Teenagers today have access to everything, if they want it badly enough. Those kids bought three bottles of vodka. "My", I thought, when I read that, "that's a lot of money." I wondered why the shop keeper sold it to them. Then I thought maybe he did not. They simply could've gotten anyone else to buy it for them. As I said, if the will is there, there always is a way. Don't forget we are talking about a generation that believes in instant gratification, be it clothes or games or smartphones or PokemonGo. If it's out there in the virtual world, they want it. And I am not saying that that is such a bad thing. Thanks to the internet and media, the world is within their grasp. They can dream bigger than we ever dared. They can fly higher than we ever imagined. They see worlds we still cannot fathom. And these worlds also bring with them new choices that we never had to face.
So what is the way out of this? How do I keep my daughters away from alcohol until they are mature enough to handle it? How do I ensure that my girls do not walk into bars or pretend to be older than they are?
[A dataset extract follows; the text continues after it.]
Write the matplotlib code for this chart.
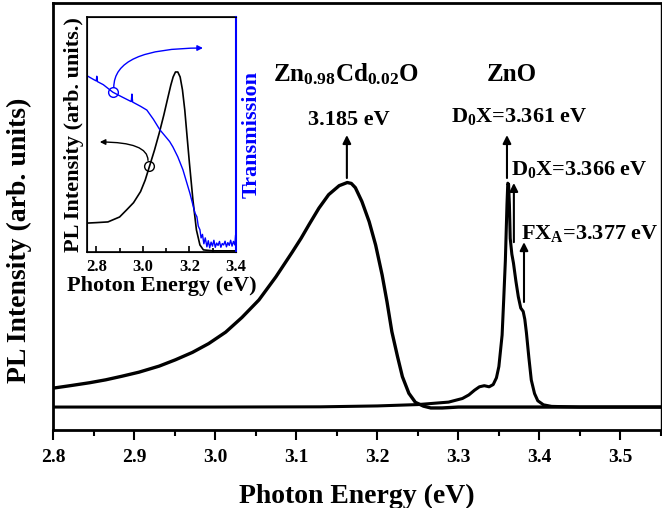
import numpy as np
import matplotlib
matplotlib.use('Agg')
import matplotlib.pyplot as plt

# fonts: bold serif everywhere, also inside mathtext
plt.rcParams['font.family'] = 'Liberation Serif'
plt.rcParams['font.weight'] = 'bold'
plt.rcParams['mathtext.fontset'] = 'custom'
plt.rcParams['mathtext.rm'] = 'Liberation Serif:bold'
plt.rcParams['mathtext.it'] = 'Liberation Serif:bold'
plt.rcParams['mathtext.bf'] = 'Liberation Serif:bold'

# Main PL spectra
zncdo_E = [2.80, 2.823, 2.845, 2.865, 2.885, 2.906, 2.931, 2.951, 2.972, 2.992, 3.013, 3.033,
           3.054, 3.075, 3.095, 3.106, 3.116, 3.128, 3.140, 3.153, 3.163, 3.168, 3.173, 3.181,
           3.190, 3.198, 3.206, 3.212, 3.218, 3.225, 3.231, 3.239, 3.247, 3.257, 3.266, 3.28,
           3.30, 3.55]
zncdo_I = [0.084, 0.096, 0.108, 0.121, 0.137, 0.155, 0.182, 0.210, 0.243, 0.282, 0.333, 0.398,
           0.476, 0.579, 0.688, 0.750, 0.812, 0.884, 0.944, 0.984, 0.998, 0.994, 0.975, 0.914,
           0.824, 0.720, 0.587, 0.468, 0.335, 0.224, 0.135, 0.061, 0.021, 0.004, -0.004, -0.004,
           0.0, 0.0]

zno_E = [2.80, 3.00, 3.13, 3.20, 3.25, 3.288, 3.305, 3.313, 3.32, 3.326, 3.332, 3.338,
         3.343, 3.347, 3.35, 3.352, 3.354, 3.356, 3.358, 3.36, 3.361, 3.362, 3.363, 3.364,
         3.366, 3.368, 3.371, 3.374, 3.377, 3.380, 3.382, 3.384, 3.387, 3.39, 3.394, 3.398,
         3.405, 3.415, 3.45, 3.55]
zno_I = [0.0, 0.0, 0.001, 0.005, 0.011, 0.022, 0.038, 0.054, 0.075, 0.090, 0.095, 0.090,
         0.100, 0.130, 0.180, 0.250, 0.320, 0.480, 0.650, 0.900, 0.995, 0.990, 0.900, 0.750,
         0.680, 0.640, 0.560, 0.490, 0.440, 0.425, 0.390, 0.330, 0.220, 0.120, 0.060, 0.028,
         0.010, 0.003, 0.0, 0.0]

# Inset: PL and transmission of the alloy film
pl_E = [2.76, 2.80, 2.85, 2.90, 2.93, 2.96, 2.99, 3.01, 3.03, 3.05, 3.07, 3.09, 3.105, 3.12,
        3.13, 3.14, 3.15, 3.16, 3.17, 3.18, 3.19, 3.20, 3.215, 3.23, 3.245, 3.26, 3.30, 3.40]
pl_I = [0.123, 0.125, 0.128, 0.149, 0.179, 0.210, 0.257, 0.306, 0.370, 0.434, 0.505, 0.583,
        0.647, 0.710, 0.745, 0.766, 0.766, 0.745, 0.690, 0.604, 0.490, 0.378, 0.221, 0.094,
        0.030, 0.009, 0.005, 0.005]

tr_E = [2.76, 2.79, 2.80, 2.802, 2.805, 2.83, 2.871, 2.91, 2.95, 2.953, 2.956, 2.99, 3.017,
        3.045, 3.073, 3.10, 3.115, 3.129, 3.15, 3.172, 3.19, 3.202, 3.215, 3.224, 3.232,
        3.238, 3.245, 3.25, 3.256, 3.262, 3.268, 3.275, 3.281, 3.287, 3.293, 3.299, 3.305,
        3.311, 3.317, 3.323, 3.329, 3.335, 3.341, 3.347, 3.353, 3.359, 3.365, 3.371, 3.377,
        3.383, 3.389, 3.395, 3.398]
tr_T = [0.750, 0.733, 0.728, 0.748, 0.725, 0.712, 0.680, 0.660, 0.640, 0.672, 0.638, 0.620, 0.604,
        0.565, 0.520, 0.488, 0.470, 0.447, 0.405, 0.350, 0.290, 0.250, 0.200, 0.165, 0.150,
        0.110, 0.095, 0.060, 0.075, 0.035, 0.060, 0.022, 0.048, 0.018, 0.042, 0.025, 0.050,
        0.020, 0.038, 0.028, 0.045, 0.020, 0.036, 0.030, 0.046, 0.022, 0.040, 0.028, 0.050,
        0.025, 0.045, 0.030, 0.070]

fig = plt.figure(figsize=(6.62, 5.08), dpi=100)
ax = fig.add_axes([53/662, (508-430)/508, (661-53)/662, (430-3)/508])

ax.plot(zno_E, zno_I, color='black', lw=2.2)
ax.plot(zncdo_E, zncdo_I, color='black', lw=2.4)

ax.set_xlim(2.8, 3.55)
ax.set_ylim(-0.102, 1.796)
ax.set_xticks([2.8, 2.9, 3.0, 3.1, 3.2, 3.3, 3.4, 3.5])
ax.set_xticks([2.85, 2.95, 3.05, 3.15, 3.25, 3.35, 3.45, 3.55], minor=True)
ax.set_yticks([])
ax.tick_params(axis='x', which='major', direction='out', length=7, width=1.5,
               labelsize=14, pad=7)
ax.tick_params(axis='x', which='minor', direction='out', length=4, width=1.5)
for s in ['left', 'bottom', 'top']:
    ax.spines[s].set_linewidth(2.0)
ax.spines['right'].set_linewidth(1.0)

ax.set_xlabel('Photon Energy (eV)', fontsize=20, fontweight='bold')
ax.xaxis.set_label_coords(0.5, -0.125)
ax.set_ylabel('PL Intensity (arb. units)', fontsize=20, fontweight='bold')
ax.yaxis.set_label_coords(-0.035, 0.445)

# labels and arrows for the peaks
ax.text(3.161, 1.449, r'Zn$_{0.98}$Cd$_{0.02}$O', fontsize=18, ha='center', va='baseline')
ax.text(3.165, 1.253, '3.185 eV', fontsize=16, ha='center', va='baseline')
ax.text(3.366, 1.449, 'ZnO', fontsize=18, ha='center', va='baseline')
ax.text(3.375, 1.267, r'D$_0$X=3.361 eV', fontsize=16, ha='center', va='baseline')
ax.text(3.3647, 1.031, r'D$_0$X=3.366 eV', fontsize=16, ha='left', va='baseline')
ax.text(3.377, 0.747, r'FX$_A$=3.377 eV', fontsize=16, ha='left', va='baseline')

arrows = [(3.1625, 1.018, 1.209), (3.36, 1.018, 1.209),
          (3.3685, 0.733, 0.996), (3.381, 0.467, 0.733)]
for x, y0, y1 in arrows:
    ax.annotate('', xy=(x, y1), xytext=(x, y0),
                arrowprops=dict(arrowstyle='-|>', color='black', lw=1.5,
                                mutation_scale=12, shrinkA=0, shrinkB=0))

# Inset
axi = fig.add_axes([87/662, (508-252)/508, (236-87)/662, (252-17)/508])
axi.plot(pl_E, pl_I, color='black', lw=1.2)
axi.set_xlim(2.76, 3.4)
axi.set_ylim(0, 1)
axi.set_yticks([])
axi.set_xticks([2.8, 3.0, 3.2, 3.4])
axi.set_xticks([2.9, 3.1, 3.3], minor=True)
axi.tick_params(axis='x', which='major', direction='in', length=4, width=1.2,
                labelsize=12, pad=5)
axi.tick_params(axis='x', which='minor', direction='in', length=3, width=1.2)
axi.set_xlabel('Photon Energy (eV)', fontsize=16, fontweight='bold', labelpad=1)
axi.set_ylabel('PL Intensity (arb. units.)', fontsize=16, fontweight='bold', labelpad=2)
for s in axi.spines.values():
    s.set_linewidth(1.2)

axt = axi.twinx()
axt.plot(tr_E, tr_T, color='blue', lw=1.0)
axt.set_ylim(0, 1)
axt.set_yticks([])
axt.spines['right'].set_color('blue')
axt.spines['right'].set_linewidth(1.5)
axt.set_ylabel('Transmission', fontsize=16, fontweight='bold', color='blue', labelpad=4)

# circles and arrows pointing to the matching axis
axi.plot([3.026], [0.366], marker='o', ms=7, mfc='none', mec='black', mew=1.0)
axi.annotate('', xy=(2.815, 0.468), xytext=(3.022, 0.39),
             arrowprops=dict(arrowstyle='-|>', color='black', lw=1.0, mutation_scale=8,
                             connectionstyle='angle3,angleA=90,angleB=0',
                             shrinkA=0, shrinkB=0))
axt.plot([2.871], [0.68], marker='o', ms=7, mfc='none', mec='blue', mew=1.0)
axt.annotate('', xy=(3.258, 0.868), xytext=(2.875, 0.70),
             arrowprops=dict(arrowstyle='-|>', color='blue', lw=1.0, mutation_scale=8,
                             connectionstyle='angle3,angleA=90,angleB=0',
                             shrinkA=0, shrinkB=0))

plt.savefig('out.png', dpi=100)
How do I ensure my girls will never fall into the "wrong" crowd or do stupid, irresponsible things? How do I teach them to walk away from situations that look like they are going out of control?
You know what? I don't know.
I can only teach them the proper values and hope for the best.

That is what frightens me.


  1. You have identified an important problem. What the media sponsors on tv show as being 'cool' (drinking and partying) is what the teens see. They also see adults drinking to excess. It is worrying, but as you said, we can only hope they learn the easy way and listen to caution. Too many young people are dying too young unnecessarily. I dislike the alcoholic ads as they try to make everything seem to hinge on the social aspect. Timely post!

    1. I agree. In India Alcohol advertisements are banned. So we have Carlsburg advertising glasses and Smirnoff advertising CDs etc. But everyone knows what it is and the fact that everyone is partying and having a gala time is what leaves a lasting impression... Thanks for the comment.